■ Directions: Copy exactly, and only, the lines starting at the line with "Reproduce this chart with Bokeh." and ending at the line with "0.234, 0.260, 0.320, 0.400, 0.600, 0.800]". Leave every picture out of the copy.
BEGIN
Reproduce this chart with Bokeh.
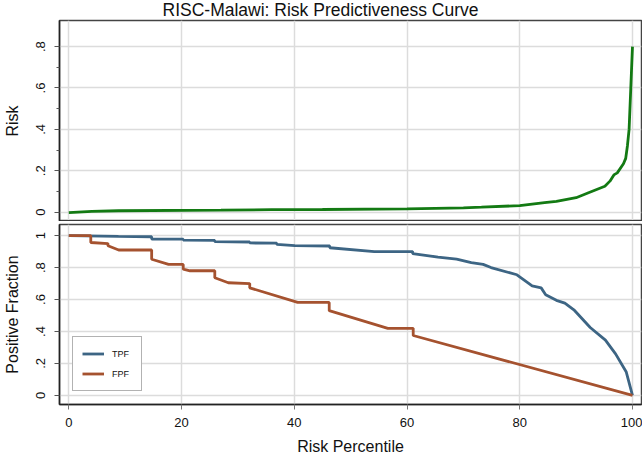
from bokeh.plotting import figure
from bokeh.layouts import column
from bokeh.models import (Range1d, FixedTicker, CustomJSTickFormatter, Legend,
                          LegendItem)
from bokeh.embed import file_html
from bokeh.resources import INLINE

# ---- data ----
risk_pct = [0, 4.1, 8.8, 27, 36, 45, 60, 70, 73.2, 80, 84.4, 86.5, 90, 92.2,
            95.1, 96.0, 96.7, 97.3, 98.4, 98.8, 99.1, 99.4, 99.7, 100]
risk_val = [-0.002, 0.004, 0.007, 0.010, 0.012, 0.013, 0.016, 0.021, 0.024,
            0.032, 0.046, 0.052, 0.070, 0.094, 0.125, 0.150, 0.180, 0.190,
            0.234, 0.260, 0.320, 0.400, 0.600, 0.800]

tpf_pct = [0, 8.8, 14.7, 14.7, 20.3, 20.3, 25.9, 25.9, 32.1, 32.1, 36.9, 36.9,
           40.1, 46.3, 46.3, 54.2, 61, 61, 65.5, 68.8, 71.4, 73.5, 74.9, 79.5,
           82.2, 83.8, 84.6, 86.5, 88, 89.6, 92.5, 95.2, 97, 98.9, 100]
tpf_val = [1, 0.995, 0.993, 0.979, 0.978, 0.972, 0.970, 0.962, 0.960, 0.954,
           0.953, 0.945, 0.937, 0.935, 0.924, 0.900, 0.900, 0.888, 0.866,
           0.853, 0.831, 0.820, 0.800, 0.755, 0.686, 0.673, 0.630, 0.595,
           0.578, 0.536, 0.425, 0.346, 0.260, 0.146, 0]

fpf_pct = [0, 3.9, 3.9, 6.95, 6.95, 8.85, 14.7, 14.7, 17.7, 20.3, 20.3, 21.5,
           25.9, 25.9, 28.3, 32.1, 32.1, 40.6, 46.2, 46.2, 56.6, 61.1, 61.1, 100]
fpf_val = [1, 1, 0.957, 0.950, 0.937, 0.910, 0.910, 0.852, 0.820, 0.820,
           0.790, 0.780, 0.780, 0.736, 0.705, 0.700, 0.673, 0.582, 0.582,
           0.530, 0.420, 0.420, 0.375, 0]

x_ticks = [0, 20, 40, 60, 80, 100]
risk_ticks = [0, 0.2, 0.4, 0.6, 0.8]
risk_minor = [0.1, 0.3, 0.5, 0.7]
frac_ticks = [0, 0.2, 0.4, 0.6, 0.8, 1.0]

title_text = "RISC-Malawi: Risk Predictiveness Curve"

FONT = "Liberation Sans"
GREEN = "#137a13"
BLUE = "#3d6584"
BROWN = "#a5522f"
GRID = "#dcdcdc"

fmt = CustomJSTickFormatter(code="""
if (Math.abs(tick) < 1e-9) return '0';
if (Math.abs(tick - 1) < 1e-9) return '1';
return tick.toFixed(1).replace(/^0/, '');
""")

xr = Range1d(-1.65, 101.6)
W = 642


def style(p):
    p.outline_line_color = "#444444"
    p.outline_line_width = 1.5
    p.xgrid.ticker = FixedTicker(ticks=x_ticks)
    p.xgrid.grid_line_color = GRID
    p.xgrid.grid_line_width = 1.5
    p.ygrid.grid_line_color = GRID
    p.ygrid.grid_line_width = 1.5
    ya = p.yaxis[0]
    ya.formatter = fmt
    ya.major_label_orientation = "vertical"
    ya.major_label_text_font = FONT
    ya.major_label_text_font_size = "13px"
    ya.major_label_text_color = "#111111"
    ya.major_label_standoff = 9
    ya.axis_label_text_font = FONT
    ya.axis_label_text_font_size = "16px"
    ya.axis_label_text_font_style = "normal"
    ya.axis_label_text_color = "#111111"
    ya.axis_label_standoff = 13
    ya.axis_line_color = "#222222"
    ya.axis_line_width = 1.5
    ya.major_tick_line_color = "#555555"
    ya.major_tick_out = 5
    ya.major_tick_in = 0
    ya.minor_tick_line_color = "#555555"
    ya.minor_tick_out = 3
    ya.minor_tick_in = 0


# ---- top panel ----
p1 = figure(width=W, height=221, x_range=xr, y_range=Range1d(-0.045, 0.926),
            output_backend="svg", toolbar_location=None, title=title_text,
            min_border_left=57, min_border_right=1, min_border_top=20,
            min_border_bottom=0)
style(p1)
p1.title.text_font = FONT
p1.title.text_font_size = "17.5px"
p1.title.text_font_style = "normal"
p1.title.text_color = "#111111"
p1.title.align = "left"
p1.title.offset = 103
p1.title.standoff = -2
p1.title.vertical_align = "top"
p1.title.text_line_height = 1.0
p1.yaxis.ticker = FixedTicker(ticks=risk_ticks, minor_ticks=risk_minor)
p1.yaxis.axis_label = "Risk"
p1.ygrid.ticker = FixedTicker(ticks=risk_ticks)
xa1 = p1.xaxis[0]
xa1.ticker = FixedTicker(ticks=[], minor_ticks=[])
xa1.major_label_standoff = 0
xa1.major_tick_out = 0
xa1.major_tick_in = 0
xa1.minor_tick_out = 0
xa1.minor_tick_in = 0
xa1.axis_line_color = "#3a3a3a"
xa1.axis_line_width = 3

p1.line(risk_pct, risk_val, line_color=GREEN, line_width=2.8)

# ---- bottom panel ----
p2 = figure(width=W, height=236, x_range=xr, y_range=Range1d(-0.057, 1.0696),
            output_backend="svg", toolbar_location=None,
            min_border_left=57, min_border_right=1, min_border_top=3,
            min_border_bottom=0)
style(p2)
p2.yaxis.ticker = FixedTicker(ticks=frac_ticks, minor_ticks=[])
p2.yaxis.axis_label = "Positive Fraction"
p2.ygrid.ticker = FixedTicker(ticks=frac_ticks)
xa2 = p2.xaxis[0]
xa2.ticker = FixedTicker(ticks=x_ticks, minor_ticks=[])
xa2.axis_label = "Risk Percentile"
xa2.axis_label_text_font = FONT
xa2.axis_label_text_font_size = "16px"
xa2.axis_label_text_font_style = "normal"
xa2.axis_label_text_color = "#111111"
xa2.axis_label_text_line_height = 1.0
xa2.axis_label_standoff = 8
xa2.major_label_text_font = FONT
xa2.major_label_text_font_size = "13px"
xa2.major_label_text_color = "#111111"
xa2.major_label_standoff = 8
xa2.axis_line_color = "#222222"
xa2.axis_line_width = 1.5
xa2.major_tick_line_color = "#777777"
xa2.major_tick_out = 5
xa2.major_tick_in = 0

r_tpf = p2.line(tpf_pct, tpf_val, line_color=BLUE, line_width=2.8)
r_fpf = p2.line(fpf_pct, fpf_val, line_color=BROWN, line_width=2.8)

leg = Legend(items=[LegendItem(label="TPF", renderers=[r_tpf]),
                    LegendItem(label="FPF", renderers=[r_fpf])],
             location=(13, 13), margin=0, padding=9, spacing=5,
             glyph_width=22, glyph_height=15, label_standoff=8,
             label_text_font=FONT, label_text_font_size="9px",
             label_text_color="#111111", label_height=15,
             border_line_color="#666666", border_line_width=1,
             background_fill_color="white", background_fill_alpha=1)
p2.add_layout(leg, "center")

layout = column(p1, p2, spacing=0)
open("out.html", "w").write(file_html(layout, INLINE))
END
BEGIN
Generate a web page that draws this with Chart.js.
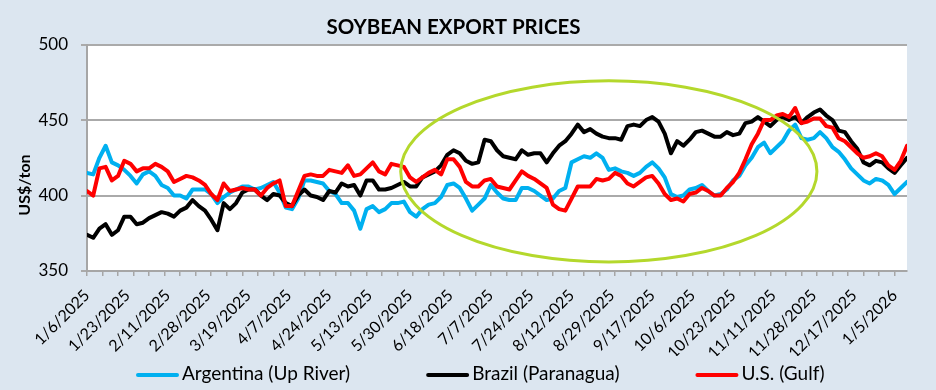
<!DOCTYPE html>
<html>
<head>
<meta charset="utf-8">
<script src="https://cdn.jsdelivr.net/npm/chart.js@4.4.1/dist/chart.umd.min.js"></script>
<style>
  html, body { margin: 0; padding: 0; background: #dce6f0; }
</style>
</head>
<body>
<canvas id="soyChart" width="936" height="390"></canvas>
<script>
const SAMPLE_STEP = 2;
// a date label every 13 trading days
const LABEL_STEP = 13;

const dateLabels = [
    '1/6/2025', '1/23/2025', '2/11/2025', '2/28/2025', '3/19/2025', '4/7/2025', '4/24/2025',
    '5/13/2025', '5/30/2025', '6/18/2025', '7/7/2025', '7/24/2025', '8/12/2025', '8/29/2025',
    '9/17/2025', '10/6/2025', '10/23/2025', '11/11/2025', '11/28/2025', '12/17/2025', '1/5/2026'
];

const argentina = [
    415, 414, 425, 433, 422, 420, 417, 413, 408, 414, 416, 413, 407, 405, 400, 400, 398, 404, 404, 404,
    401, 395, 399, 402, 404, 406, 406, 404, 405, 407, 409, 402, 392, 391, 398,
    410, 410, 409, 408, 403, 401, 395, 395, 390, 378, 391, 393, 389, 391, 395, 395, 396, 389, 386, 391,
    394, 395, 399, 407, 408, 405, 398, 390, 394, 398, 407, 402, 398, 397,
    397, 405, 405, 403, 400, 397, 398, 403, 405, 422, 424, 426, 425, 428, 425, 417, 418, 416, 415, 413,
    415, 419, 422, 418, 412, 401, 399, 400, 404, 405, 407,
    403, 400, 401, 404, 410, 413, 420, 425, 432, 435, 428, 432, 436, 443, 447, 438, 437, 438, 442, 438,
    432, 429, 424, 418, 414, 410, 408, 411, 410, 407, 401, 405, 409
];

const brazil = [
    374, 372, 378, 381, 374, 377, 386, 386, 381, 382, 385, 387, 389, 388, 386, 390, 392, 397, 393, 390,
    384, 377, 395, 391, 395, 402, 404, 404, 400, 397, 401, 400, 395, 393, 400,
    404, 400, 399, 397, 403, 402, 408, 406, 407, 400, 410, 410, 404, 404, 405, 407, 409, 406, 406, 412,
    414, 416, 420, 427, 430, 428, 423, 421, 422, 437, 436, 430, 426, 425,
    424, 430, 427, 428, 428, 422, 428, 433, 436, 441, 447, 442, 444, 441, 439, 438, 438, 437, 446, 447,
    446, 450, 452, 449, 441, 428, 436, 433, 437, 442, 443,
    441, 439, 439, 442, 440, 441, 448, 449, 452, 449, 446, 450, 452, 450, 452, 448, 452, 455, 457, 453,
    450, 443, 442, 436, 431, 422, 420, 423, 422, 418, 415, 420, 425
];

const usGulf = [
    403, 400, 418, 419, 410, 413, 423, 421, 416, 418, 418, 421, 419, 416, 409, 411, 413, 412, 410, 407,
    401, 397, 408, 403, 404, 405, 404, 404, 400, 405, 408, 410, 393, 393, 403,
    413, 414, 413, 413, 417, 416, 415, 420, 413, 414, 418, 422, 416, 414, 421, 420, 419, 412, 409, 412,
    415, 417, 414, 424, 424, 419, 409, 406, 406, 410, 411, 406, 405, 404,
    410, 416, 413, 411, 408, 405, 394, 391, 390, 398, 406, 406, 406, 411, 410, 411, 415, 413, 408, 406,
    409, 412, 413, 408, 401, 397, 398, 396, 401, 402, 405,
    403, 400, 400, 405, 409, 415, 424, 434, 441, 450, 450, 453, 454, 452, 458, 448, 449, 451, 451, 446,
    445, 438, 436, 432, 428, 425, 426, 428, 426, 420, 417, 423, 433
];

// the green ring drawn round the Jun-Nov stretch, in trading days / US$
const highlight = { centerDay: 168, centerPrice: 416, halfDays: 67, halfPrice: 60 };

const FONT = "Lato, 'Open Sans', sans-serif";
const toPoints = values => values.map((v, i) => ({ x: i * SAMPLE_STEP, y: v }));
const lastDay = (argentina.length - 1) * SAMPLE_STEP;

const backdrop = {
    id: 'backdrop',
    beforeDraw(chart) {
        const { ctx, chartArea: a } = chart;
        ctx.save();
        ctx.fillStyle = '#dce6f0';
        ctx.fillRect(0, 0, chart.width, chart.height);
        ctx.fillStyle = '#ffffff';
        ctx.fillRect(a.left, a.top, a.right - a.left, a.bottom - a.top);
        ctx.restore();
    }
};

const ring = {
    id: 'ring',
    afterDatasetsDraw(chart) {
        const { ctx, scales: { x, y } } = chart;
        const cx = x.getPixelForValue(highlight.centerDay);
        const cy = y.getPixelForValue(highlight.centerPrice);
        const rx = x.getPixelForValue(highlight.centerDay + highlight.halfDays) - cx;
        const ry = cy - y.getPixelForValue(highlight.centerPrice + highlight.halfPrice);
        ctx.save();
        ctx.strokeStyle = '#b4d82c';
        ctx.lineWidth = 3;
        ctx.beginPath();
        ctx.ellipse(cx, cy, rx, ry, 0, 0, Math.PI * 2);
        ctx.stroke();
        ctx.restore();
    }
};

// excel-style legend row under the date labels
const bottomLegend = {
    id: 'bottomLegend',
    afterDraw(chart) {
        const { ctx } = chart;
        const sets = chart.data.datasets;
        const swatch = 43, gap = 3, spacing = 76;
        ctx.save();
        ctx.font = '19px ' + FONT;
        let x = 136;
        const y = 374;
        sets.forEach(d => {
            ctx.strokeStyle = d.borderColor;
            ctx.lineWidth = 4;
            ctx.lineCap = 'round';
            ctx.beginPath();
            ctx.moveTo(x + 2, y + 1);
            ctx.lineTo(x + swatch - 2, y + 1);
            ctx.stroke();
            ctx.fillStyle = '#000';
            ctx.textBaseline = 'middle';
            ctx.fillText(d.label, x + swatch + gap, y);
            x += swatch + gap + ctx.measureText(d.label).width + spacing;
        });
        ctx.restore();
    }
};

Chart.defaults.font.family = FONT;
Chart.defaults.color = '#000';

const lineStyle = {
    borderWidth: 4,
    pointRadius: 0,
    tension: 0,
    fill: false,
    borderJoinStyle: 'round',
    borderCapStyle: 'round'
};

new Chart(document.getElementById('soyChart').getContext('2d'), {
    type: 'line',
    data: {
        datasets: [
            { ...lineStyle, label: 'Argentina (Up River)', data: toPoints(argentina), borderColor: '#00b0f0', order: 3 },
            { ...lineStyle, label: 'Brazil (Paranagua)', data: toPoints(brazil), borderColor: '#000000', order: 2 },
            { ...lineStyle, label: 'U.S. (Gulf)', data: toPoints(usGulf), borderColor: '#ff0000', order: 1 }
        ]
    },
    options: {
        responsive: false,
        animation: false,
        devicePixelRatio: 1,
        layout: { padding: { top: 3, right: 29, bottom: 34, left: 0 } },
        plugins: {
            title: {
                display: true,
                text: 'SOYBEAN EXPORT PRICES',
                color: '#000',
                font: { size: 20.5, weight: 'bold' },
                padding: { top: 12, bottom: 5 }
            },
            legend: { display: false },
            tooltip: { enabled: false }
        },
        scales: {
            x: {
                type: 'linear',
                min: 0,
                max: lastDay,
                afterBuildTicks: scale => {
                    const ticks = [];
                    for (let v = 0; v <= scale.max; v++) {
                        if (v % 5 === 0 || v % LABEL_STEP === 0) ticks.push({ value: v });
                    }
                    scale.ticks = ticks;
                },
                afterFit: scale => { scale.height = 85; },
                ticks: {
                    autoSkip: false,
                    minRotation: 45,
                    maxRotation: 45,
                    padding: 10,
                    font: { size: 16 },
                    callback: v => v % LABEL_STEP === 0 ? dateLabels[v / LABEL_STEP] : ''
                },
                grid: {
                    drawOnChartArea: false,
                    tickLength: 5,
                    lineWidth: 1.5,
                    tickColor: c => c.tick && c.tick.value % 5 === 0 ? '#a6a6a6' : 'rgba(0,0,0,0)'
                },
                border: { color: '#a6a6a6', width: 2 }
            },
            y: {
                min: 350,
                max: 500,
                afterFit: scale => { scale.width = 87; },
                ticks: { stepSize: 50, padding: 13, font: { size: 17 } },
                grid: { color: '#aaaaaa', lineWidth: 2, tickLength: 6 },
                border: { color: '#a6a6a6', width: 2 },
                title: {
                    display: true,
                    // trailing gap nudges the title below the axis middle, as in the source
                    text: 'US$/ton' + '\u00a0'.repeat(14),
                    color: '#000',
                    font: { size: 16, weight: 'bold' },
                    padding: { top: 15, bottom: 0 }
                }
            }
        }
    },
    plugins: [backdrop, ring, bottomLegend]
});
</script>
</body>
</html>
END
■ Problem solution:
Reproduce this chart with Bokeh.
from bokeh.plotting import figure
from bokeh.layouts import column
from bokeh.models import (Range1d, FixedTicker, CustomJSTickFormatter, Legend,
                          LegendItem)
from bokeh.embed import file_html
from bokeh.resources import INLINE

# ---- data ----
risk_pct = [0, 4.1, 8.8, 27, 36, 45, 60, 70, 73.2, 80, 84.4, 86.5, 90, 92.2,
            95.1, 96.0, 96.7, 97.3, 98.4, 98.8, 99.1, 99.4, 99.7, 100]
risk_val = [-0.002, 0.004, 0.007, 0.010, 0.012, 0.013, 0.016, 0.021, 0.024,
            0.032, 0.046, 0.052, 0.070, 0.094, 0.125, 0.150, 0.180, 0.190,
            0.234, 0.260, 0.320, 0.400, 0.600, 0.800]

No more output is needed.